Nenad Fiser, un hombre joven, muy delgado, con barba, con gafas redondas, ex profesor de Filosofía en la Universidad de Sarajevo, fuma con caladas breves y ademanes nerviosos y me habla en un tono de escepticismo y desdén sobre la indiferencia delictiva con que los gobiernos europeos han presenciado durante dos años la destrucción de su ciudad y el exterminio lento de sus habitantes. Nenad Fiser es un bosnio musulmán, pero ni en su conversación ni en el discurso que antes ha pronunciado hay la menor complacencia en la idea de pueblo, y menos aún de pueblo oprimido y perseguido. Leía su intervención más bien como un profesor universitario norteamericano, y en el tono académico de sus palabras se notaba un difícil premeditación de serenidad y de ironía, un no rendirse de la inteligencia ante el oscurantismo del horror.

Muy inclinado hacia el micrófono, apoyando enérgicamente los codos en la mesa, el escritor croata Predrag Matvejevic cuenta frente a una sala media desierta y en penumbra la sensación de ser un ex algo, el oprobio de que lo definan a uno no por lo que es, sino por lo que ha dejado de ser: cada vez que Predraj Matvejevic repetía esa sílaba, ex, era como una seca detonación resonando en la bóveda dorada del auditorio, una gran equis de interrogación y de incógnita, el signo de una condecoración inversa que estigmatiza a quienes la llevan, igual que la estrella cosida a las solapas de los judíos en la Europa ocupada hace sesenta años.

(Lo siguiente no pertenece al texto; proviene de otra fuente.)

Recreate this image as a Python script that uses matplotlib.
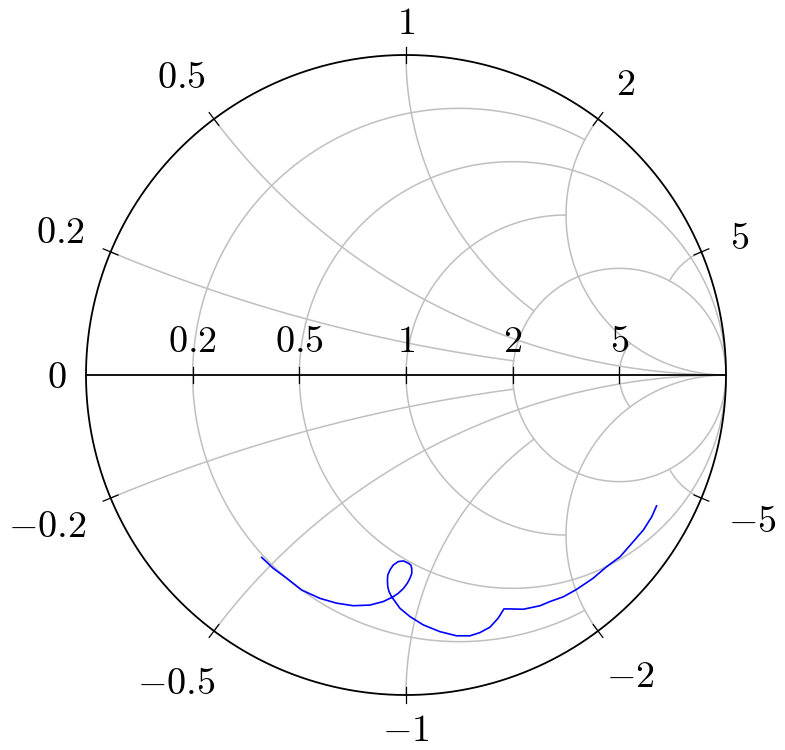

Por la Europa turbia y xenófoba de ahora, refugiados como Matvejevic y Fiser llevan como casi único documento de identidad la X de los ex, y cuando sus peregrinaciones los traen a España los testimonios que nos cuentan cobran una doble dimensión de recuerdo y de vaticinio, o al menos de advertencia: recuerdo de lo que muchos de nuestros mayores fueron al final de la guerra civil, ex españoles arrojados a la intemperie del mundo por la intolerancia homicida de sus compatriotas, advertencia o vaticicio de lo que puede ocurrir cuando, en palabras de Matvejevic, la identidad del ser prevalece sobre la identidad del hacer.

Palabras antiguas

En las palabras apasionadas de ese hombre de pelo despeinado y blanco que hincaba los codos en la, mesa y tomaba enérgicamente el micrófono en las manos se traslucía un eco de otras palabras más antiguas, dichas con la simplicidad y la belleza del español de Cervantes: "Nadie es más que nadie si no hace más que nadie, le dice Don Quijote a Sancho. No sólo en su ex país se afanan los más peligrosos de sus ex compatriotas en definirse a sí mísmos por lo que son, y no por lo que hacen, nos decía Matvejevic: por todas partes, entre las ruinas de la Europa del Este, en la misma Europa sólida y libre que ahora recibe como ex patriados que se marcharon de su país por miedo a ser no ya ex yugoslavos, sino, sobre todo, ex vivos, cunde como una fiebre devastadora la identidad del ser, el orgullo cimentado no sobre los actos libres y las decisiones razonables, sino sobre el puro azar del nacimiento, sobre la superstición de la pertenencia y el fanatismo maniático de las fronteras.Ahora que todo el mundo quiere pertenecer a algo y atribuirse a cualquier precio el mayor número de identidades subrayadas, de modo que ya no son posibles las causas comunes, sino tan sólo las conspiraciones sectarias, era estremecedor oír de nuevo el antiguo lenguaje de universalidad, internacionalismo y laicismo de la izquierda ilustrada y oírselo justamente a estos hombres que se han quedado sin país y que miran a su alrededor con el ensimismamiento invencible de quien ha sobrevivido a un apocalipsis y ya no puede creer en la simple realidad de unas calles no destrozadas por las bombas, de una ciudad en que la gente camina con despreocupación y bebe cerveza en los bares. En la mafiana nublada del viernes salgo del Círculo de Bellas Artes a las calles de Madrid y me acuerdo de cuando esta ciudad sufrió un asedio más algo y no menos cruel que el de Sarajevo: estaría bien que en razón de esa memoria hombres como Predrag Matvejevic y Nenad Fiser adquirieran entre nosotros una ciudadanía automática, y que nosotros mismos abrazáramos por solidaridad y por precaución, el patriotismo despojado de quienes ya no sólo son ex.